§ **Requirements**
All of the lines below are to be printed again exactly; images are excluded from the output.

§ **Collected material**
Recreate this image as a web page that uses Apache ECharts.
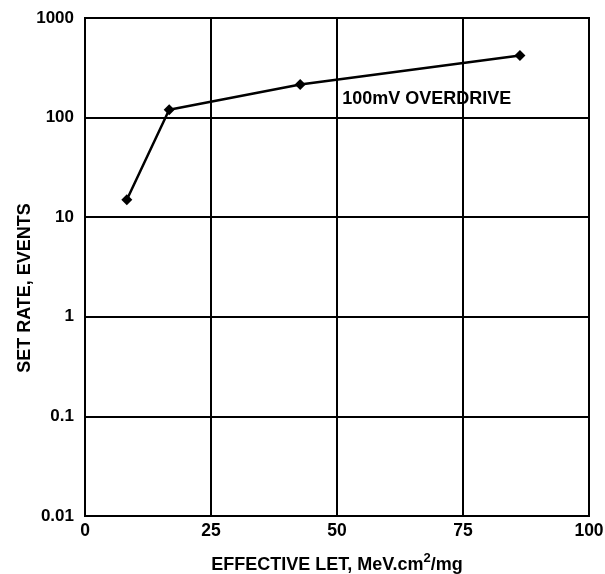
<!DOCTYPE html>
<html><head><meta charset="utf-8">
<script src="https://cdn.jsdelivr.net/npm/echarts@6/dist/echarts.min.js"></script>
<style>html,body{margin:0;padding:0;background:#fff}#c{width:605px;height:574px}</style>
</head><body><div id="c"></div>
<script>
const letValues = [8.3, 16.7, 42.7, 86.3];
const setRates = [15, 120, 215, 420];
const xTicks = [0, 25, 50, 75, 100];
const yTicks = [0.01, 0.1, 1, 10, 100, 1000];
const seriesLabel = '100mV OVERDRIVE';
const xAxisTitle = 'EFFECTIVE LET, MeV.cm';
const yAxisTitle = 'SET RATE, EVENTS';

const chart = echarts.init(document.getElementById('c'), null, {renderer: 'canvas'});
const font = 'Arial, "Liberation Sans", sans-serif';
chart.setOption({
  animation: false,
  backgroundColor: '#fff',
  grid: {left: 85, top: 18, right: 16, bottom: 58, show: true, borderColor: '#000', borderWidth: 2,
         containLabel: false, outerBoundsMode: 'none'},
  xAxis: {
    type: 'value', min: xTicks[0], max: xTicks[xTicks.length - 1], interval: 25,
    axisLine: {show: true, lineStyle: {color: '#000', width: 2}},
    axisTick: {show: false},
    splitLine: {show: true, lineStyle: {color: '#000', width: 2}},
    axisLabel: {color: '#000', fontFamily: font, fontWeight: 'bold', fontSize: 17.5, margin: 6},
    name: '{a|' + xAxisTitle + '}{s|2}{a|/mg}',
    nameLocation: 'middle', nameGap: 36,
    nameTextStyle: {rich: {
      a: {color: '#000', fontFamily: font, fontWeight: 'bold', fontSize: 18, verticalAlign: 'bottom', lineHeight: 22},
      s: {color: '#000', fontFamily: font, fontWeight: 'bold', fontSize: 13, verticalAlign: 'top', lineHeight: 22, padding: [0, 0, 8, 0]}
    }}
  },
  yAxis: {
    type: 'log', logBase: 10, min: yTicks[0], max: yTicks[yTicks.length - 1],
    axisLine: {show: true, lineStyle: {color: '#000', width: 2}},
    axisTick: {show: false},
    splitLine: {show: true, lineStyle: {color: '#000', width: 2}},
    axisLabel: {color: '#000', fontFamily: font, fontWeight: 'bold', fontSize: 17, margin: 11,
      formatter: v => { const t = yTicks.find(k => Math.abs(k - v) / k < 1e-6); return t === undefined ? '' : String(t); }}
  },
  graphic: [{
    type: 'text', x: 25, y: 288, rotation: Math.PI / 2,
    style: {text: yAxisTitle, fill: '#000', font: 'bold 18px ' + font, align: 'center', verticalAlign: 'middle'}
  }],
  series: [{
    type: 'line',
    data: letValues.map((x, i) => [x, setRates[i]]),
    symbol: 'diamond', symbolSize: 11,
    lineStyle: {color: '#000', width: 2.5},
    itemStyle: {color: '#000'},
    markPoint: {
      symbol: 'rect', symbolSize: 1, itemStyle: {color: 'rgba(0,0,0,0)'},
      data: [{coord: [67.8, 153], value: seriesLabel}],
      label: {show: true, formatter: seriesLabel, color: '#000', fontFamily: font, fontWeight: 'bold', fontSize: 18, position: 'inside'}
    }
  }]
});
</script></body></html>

§ **Task output**
Recreate this image as a web page that uses Apache ECharts.
<!DOCTYPE html>
<html><head><meta charset="utf-8">
<script src="https://cdn.jsdelivr.net/npm/echarts@6/dist/echarts.min.js"></script>
<style>html,body{margin:0;padding:0;background:#fff}#c{width:605px;height:574px}</style>
</head><body><div id="c"></div>
<script>
const letValues = [8.3, 16.7, 42.7, 86.3];
const setRates = [15, 120, 215, 420];
const xTicks = [0, 25, 50, 75, 100];
const yTicks = [0.01, 0.1, 1, 10, 100, 1000];
const seriesLabel = '100mV OVERDRIVE';
const xAxisTitle = 'EFFECTIVE LET, MeV.cm';
const yAxisTitle = 'SET RATE, EVENTS';

const chart = echarts.init(document.getElementById('c'), null, {renderer: 'canvas'});
const font = 'Arial, "Liberation Sans", sans-serif';
chart.setOption({
  animation: false,
  backgroundColor: '#fff',
  grid: {left: 85, top: 18, right: 16, bottom: 58, show: true, borderColor: '#000', borderWidth: 2,
         containLabel: false, outerBoundsMode: 'none'},
  xAxis: {
    type: 'value', min: xTicks[0], max: xTicks[xTicks.length - 1], interval: 25,
    axisLine: {show: true, lineStyle: {color: '#000', width: 2}},
    axisTick: {show: false},
    splitLine: {show: true, lineStyle: {color: '#000', width: 2}},
    axisLabel: {color: '#000', fontFamily: font, fontWeight: 'bold', fontSize: 17.5, margin: 6},
    name: '{a|' + xAxisTitle + '}{s|2}{a|/mg}',
    nameLocation: 'middle', nameGap: 36,
    nameTextStyle: {rich: {
      a: {color: '#000', fontFamily: font, fontWeight: 'bold', fontSize: 18, verticalAlign: 'bottom', lineHeight: 22},
      s: {color: '#000', fontFamily: font, fontWeight: 'bold', fontSize: 13, verticalAlign: 'top', lineHeight: 22, padding: [0, 0, 8, 0]}
    }}
  },
  yAxis: {
    type: 'log', logBase: 10, min: yTicks[0], max: yTicks[yTicks.length - 1],
    axisLine: {show: true, lineStyle: {color: '#000', width: 2}},
    axisTick: {show: false},
    splitLine: {show: true, lineStyle: {color: '#000', width: 2}},
    axisLabel: {color: '#000', fontFamily: font, fontWeight: 'bold', fontSize: 17, margin: 11,
      formatter: v => { const t = yTicks.find(k => Math.abs(k - v) / k < 1e-6); return t === undefined ? '' : String(t); }}
  },
  graphic: [{
    type: 'text', x: 25, y: 288, rotation: Math.PI / 2,
    style: {text: yAxisTitle, fill: '#000', font: 'bold 18px ' + font, align: 'center', verticalAlign: 'middle'}
  }],
  series: [{
    type: 'line',
    data: letValues.map((x, i) => [x, setRates[i]]),
    symbol: 'diamond', symbolSize: 11,
    lineStyle: {color: '#000', width: 2.5},
    itemStyle: {color: '#000'},
    markPoint: {
      symbol: 'rect', symbolSize: 1, itemStyle: {color: 'rgba(0,0,0,0)'},
      data: [{coord: [67.8, 153], value: seriesLabel}],
      label: {show: true, formatter: seriesLabel, color: '#000', fontFamily: font, fontWeight: 'bold', fontSize: 18, position: 'inside'}
    }
  }]
});
</script></body></html>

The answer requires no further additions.